:: Directions for this task ::
Output the first line of the listing and each line after it, up to and including the line that contains "715, 468, ldist=1.1)", exactly as written, minus the pictures.

:: Data supplied ::
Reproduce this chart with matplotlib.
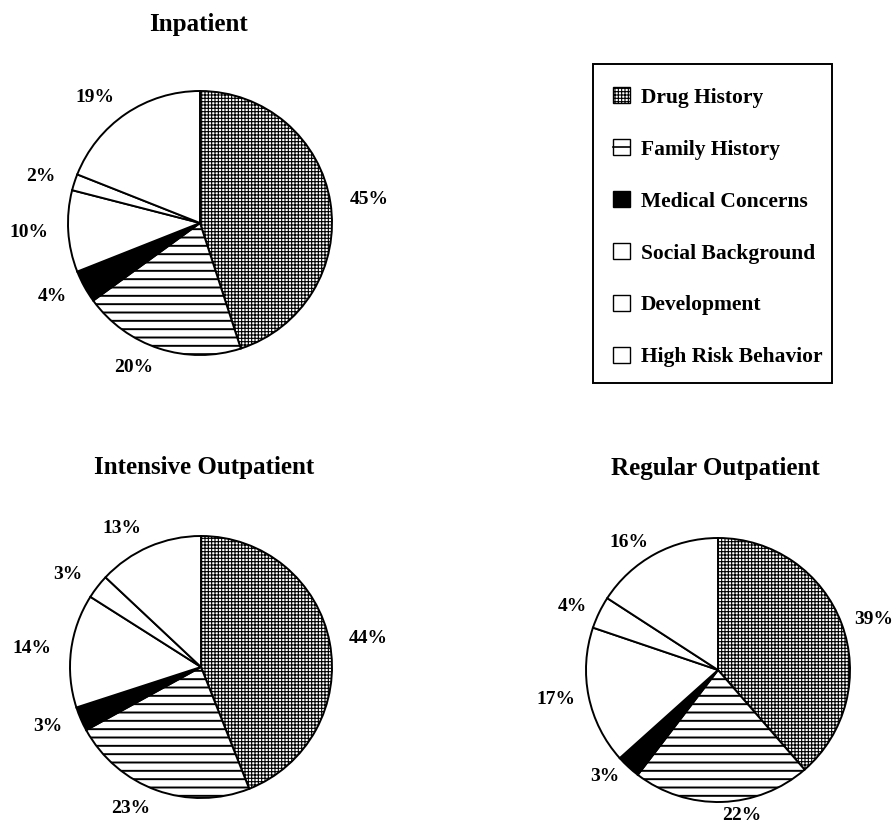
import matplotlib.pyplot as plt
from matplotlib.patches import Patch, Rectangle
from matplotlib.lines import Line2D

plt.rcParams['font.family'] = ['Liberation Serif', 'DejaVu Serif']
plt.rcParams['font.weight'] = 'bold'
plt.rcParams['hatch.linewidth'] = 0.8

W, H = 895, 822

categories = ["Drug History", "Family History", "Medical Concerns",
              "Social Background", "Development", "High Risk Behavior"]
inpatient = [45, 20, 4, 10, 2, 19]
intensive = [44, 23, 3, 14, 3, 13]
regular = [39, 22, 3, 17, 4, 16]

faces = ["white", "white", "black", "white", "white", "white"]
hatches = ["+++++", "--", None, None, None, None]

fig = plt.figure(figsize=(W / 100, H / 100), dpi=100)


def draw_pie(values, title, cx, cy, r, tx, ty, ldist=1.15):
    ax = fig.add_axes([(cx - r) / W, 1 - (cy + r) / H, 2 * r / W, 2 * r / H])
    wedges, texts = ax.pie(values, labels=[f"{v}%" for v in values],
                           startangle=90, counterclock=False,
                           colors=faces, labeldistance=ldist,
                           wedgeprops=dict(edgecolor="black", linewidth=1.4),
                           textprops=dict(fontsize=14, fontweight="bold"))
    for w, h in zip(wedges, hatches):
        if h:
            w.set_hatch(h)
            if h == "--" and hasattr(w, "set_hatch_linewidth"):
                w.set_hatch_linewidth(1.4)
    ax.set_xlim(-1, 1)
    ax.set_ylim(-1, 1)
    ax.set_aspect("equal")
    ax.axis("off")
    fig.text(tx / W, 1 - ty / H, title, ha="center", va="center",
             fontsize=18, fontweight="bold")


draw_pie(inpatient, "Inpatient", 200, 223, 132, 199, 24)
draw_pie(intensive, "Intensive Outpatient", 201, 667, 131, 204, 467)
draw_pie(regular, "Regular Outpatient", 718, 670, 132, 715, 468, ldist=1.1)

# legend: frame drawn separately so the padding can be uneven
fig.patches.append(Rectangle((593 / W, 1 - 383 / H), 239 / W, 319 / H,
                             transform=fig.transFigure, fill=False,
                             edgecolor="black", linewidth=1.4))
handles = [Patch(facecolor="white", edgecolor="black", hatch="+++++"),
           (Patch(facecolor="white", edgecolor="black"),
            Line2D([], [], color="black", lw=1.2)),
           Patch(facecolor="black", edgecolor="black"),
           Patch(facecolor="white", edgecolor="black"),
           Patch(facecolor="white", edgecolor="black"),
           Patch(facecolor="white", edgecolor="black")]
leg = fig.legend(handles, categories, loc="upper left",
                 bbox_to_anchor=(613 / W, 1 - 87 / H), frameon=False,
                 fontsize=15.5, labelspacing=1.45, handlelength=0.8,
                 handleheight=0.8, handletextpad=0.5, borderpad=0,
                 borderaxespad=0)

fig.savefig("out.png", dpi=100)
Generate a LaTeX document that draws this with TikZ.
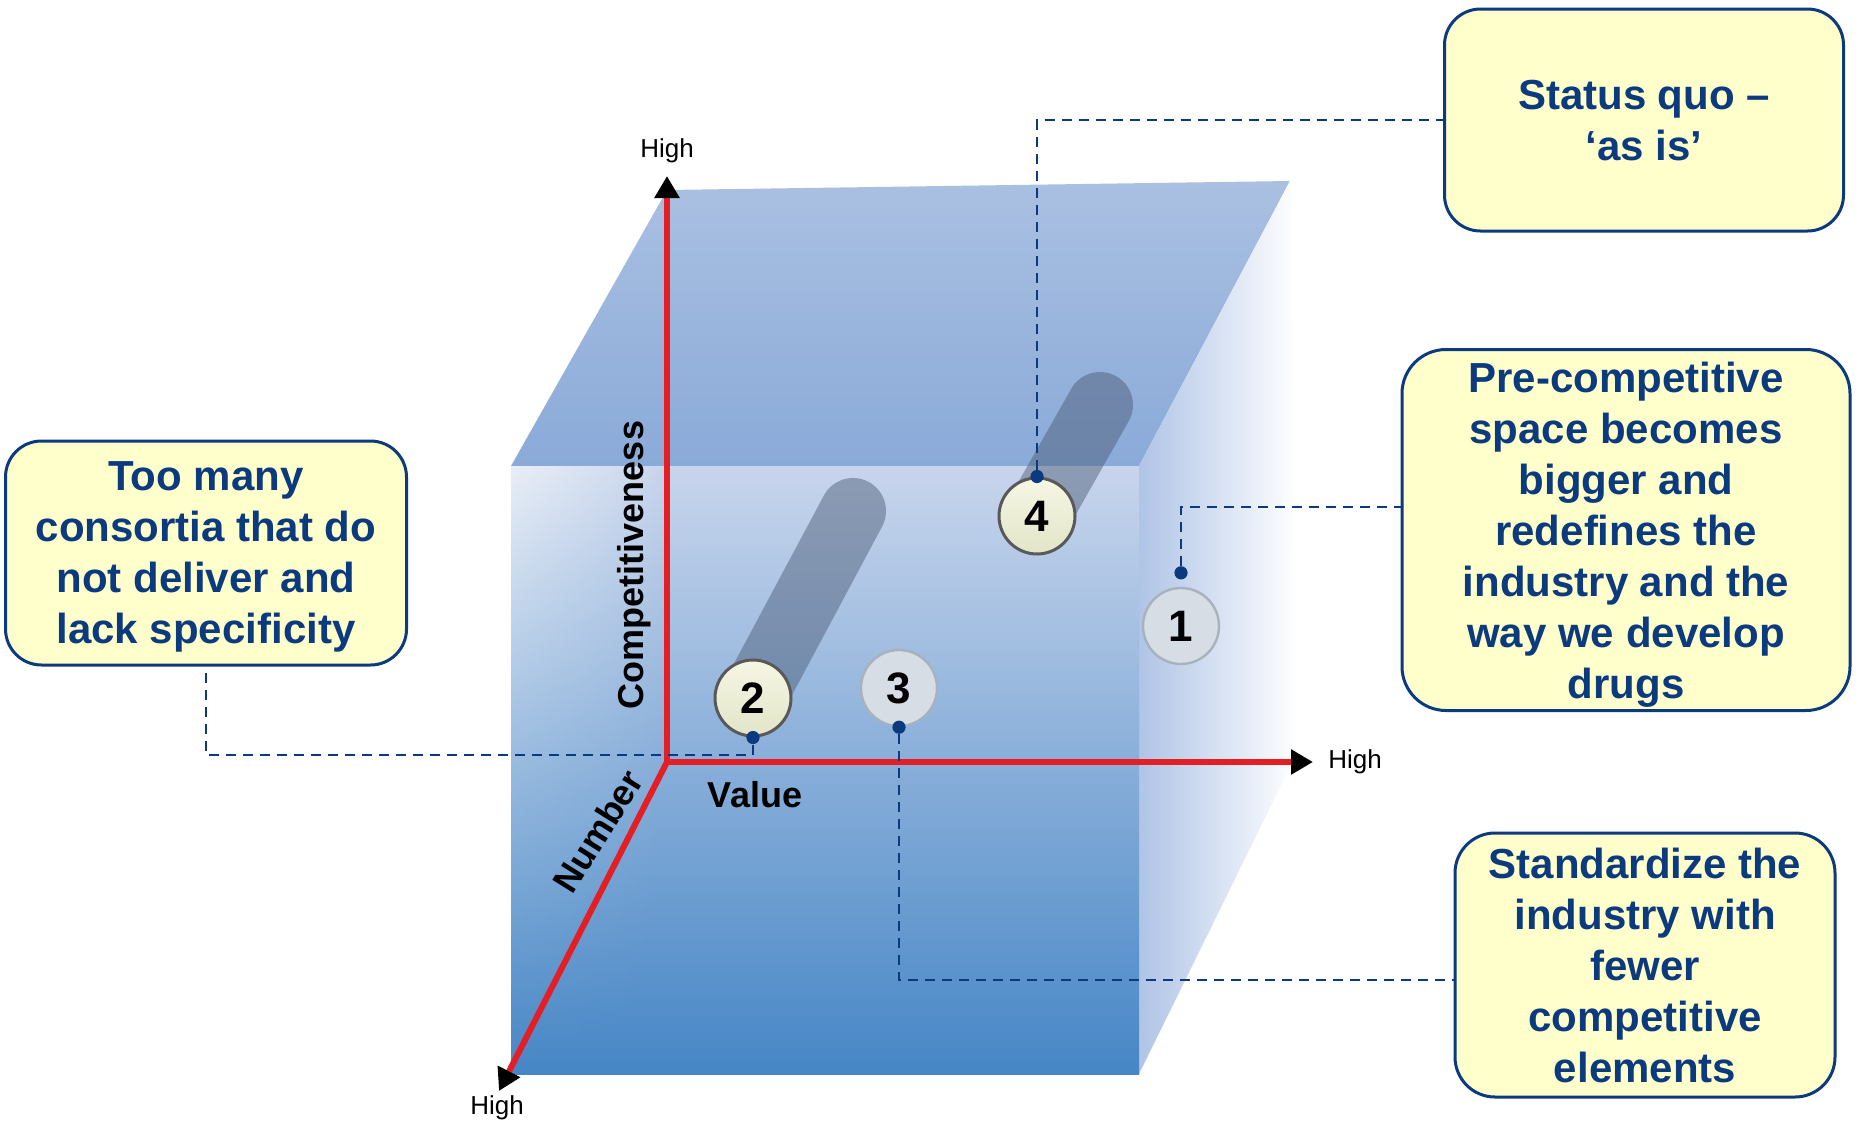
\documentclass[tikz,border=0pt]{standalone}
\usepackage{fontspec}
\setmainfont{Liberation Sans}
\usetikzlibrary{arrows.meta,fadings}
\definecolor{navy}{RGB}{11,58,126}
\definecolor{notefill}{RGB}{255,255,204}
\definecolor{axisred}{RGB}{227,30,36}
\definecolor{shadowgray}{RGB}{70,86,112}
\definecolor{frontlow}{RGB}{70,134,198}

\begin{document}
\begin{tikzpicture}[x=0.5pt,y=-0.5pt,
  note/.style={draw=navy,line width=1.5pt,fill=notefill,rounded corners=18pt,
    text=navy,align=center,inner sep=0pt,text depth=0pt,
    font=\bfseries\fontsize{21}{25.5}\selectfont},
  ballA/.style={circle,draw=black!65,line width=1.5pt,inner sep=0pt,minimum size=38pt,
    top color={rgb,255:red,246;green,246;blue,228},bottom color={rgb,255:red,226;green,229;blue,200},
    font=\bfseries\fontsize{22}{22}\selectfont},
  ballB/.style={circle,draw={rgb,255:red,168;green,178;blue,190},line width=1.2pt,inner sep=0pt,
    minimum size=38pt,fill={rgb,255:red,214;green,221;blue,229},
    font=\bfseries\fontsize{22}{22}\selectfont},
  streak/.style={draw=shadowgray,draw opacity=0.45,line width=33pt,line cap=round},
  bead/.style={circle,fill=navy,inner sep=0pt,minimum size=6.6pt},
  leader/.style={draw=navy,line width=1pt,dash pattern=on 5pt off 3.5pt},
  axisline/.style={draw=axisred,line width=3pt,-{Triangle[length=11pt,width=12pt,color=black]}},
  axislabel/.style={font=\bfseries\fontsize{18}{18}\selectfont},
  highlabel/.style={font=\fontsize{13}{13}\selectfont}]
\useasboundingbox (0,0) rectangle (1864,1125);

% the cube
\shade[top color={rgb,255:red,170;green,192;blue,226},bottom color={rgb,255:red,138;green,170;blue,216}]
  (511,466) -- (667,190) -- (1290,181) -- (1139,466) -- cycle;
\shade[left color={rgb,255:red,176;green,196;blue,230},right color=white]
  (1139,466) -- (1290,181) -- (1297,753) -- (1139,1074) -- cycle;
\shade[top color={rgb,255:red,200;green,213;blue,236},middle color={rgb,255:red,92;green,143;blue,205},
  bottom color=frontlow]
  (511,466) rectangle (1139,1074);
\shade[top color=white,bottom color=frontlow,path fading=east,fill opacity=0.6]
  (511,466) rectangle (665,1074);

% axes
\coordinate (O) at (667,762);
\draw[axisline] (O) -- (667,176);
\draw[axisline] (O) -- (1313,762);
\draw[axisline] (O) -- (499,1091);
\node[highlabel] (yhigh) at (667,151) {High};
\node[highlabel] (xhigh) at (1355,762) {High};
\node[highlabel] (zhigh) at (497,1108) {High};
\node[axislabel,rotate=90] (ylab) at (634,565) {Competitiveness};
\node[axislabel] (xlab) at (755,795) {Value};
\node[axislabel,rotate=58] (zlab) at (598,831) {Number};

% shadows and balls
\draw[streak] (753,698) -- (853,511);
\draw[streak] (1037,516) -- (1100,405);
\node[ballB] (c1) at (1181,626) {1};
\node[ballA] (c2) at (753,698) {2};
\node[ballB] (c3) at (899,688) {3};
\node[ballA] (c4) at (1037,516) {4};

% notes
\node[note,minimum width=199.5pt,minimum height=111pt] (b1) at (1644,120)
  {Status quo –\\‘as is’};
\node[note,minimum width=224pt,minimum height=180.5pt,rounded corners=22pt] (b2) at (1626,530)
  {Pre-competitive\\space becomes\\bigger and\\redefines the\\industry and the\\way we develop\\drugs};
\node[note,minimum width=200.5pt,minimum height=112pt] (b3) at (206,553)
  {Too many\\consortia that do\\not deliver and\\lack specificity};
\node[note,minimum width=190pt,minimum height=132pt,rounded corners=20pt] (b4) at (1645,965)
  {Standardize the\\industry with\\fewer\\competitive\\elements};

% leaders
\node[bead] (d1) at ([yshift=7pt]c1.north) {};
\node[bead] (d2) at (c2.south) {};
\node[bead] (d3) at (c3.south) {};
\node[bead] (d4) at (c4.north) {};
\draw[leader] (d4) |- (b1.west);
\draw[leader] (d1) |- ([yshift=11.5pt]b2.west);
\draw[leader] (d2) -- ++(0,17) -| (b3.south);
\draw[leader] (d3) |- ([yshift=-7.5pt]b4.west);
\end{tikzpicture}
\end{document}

:: Correct response ::
Reproduce this chart with matplotlib.
import matplotlib.pyplot as plt
from matplotlib.patches import Patch, Rectangle
from matplotlib.lines import Line2D

plt.rcParams['font.family'] = ['Liberation Serif', 'DejaVu Serif']
plt.rcParams['font.weight'] = 'bold'
plt.rcParams['hatch.linewidth'] = 0.8

W, H = 895, 822

categories = ["Drug History", "Family History", "Medical Concerns",
              "Social Background", "Development", "High Risk Behavior"]
inpatient = [45, 20, 4, 10, 2, 19]
intensive = [44, 23, 3, 14, 3, 13]
regular = [39, 22, 3, 17, 4, 16]

faces = ["white", "white", "black", "white", "white", "white"]
hatches = ["+++++", "--", None, None, None, None]

fig = plt.figure(figsize=(W / 100, H / 100), dpi=100)


def draw_pie(values, title, cx, cy, r, tx, ty, ldist=1.15):
    ax = fig.add_axes([(cx - r) / W, 1 - (cy + r) / H, 2 * r / W, 2 * r / H])
    wedges, texts = ax.pie(values, labels=[f"{v}%" for v in values],
                           startangle=90, counterclock=False,
                           colors=faces, labeldistance=ldist,
                           wedgeprops=dict(edgecolor="black", linewidth=1.4),
                           textprops=dict(fontsize=14, fontweight="bold"))
    for w, h in zip(wedges, hatches):
        if h:
            w.set_hatch(h)
            if h == "--" and hasattr(w, "set_hatch_linewidth"):
                w.set_hatch_linewidth(1.4)
    ax.set_xlim(-1, 1)
    ax.set_ylim(-1, 1)
    ax.set_aspect("equal")
    ax.axis("off")
    fig.text(tx / W, 1 - ty / H, title, ha="center", va="center",
             fontsize=18, fontweight="bold")


draw_pie(inpatient, "Inpatient", 200, 223, 132, 199, 24)
draw_pie(intensive, "Intensive Outpatient", 201, 667, 131, 204, 467)
draw_pie(regular, "Regular Outpatient", 718, 670, 132, 715, 468, ldist=1.1)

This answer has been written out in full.